*Aim*. The line holding "Chart.defaults.color = '#222';" is the last one to output; start at the first line of the data, keep every line in between exactly, and leave out pictures.

Start Source excerpt

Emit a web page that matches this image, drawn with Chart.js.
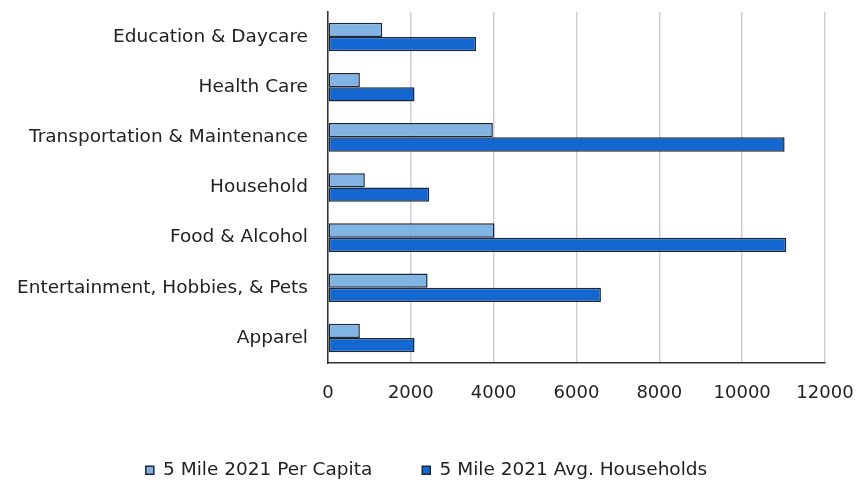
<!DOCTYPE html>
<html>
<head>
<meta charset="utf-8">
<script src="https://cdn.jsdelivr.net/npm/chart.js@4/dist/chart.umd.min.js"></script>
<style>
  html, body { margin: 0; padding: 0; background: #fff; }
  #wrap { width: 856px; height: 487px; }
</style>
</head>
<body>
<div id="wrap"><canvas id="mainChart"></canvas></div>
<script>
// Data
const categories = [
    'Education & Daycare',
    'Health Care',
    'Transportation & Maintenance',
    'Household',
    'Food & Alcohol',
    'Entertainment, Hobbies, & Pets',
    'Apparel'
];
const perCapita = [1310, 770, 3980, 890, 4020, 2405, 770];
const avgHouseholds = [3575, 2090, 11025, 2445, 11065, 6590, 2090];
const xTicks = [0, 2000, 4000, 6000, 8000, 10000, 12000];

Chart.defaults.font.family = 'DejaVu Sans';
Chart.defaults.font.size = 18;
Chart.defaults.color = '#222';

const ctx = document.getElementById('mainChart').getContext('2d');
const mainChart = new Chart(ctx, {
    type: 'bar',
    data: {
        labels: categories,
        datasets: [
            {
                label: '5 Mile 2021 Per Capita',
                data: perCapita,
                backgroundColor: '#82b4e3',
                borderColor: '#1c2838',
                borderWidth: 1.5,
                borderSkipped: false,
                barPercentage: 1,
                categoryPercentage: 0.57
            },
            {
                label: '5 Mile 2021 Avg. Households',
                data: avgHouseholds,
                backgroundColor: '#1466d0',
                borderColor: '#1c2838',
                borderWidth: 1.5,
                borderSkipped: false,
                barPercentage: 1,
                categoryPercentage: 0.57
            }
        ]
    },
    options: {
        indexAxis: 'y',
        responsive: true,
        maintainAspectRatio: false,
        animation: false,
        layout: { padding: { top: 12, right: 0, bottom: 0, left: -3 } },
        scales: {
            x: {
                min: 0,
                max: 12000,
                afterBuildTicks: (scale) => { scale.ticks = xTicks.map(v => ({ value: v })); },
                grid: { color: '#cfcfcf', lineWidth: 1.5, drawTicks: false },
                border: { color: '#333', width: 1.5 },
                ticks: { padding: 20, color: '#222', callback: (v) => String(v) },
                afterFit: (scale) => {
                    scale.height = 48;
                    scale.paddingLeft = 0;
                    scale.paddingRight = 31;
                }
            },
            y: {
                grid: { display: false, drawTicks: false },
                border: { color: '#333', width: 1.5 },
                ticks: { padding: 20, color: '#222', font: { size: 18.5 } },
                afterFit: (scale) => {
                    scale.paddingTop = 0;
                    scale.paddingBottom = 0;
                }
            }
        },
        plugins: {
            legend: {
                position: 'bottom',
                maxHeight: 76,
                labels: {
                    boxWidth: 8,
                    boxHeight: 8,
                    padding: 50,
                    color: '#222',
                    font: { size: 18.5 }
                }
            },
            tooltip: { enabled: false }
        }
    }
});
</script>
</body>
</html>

End Source excerpt

*The solution*.
Emit a web page that matches this image, drawn with Chart.js.
<!DOCTYPE html>
<html>
<head>
<meta charset="utf-8">
<script src="https://cdn.jsdelivr.net/npm/chart.js@4/dist/chart.umd.min.js"></script>
<style>
  html, body { margin: 0; padding: 0; background: #fff; }
  #wrap { width: 856px; height: 487px; }
</style>
</head>
<body>
<div id="wrap"><canvas id="mainChart"></canvas></div>
<script>
// Data
const categories = [
    'Education & Daycare',
    'Health Care',
    'Transportation & Maintenance',
    'Household',
    'Food & Alcohol',
    'Entertainment, Hobbies, & Pets',
    'Apparel'
];
const perCapita = [1310, 770, 3980, 890, 4020, 2405, 770];
const avgHouseholds = [3575, 2090, 11025, 2445, 11065, 6590, 2090];
const xTicks = [0, 2000, 4000, 6000, 8000, 10000, 12000];

Chart.defaults.font.family = 'DejaVu Sans';
Chart.defaults.font.size = 18;
Chart.defaults.color = '#222';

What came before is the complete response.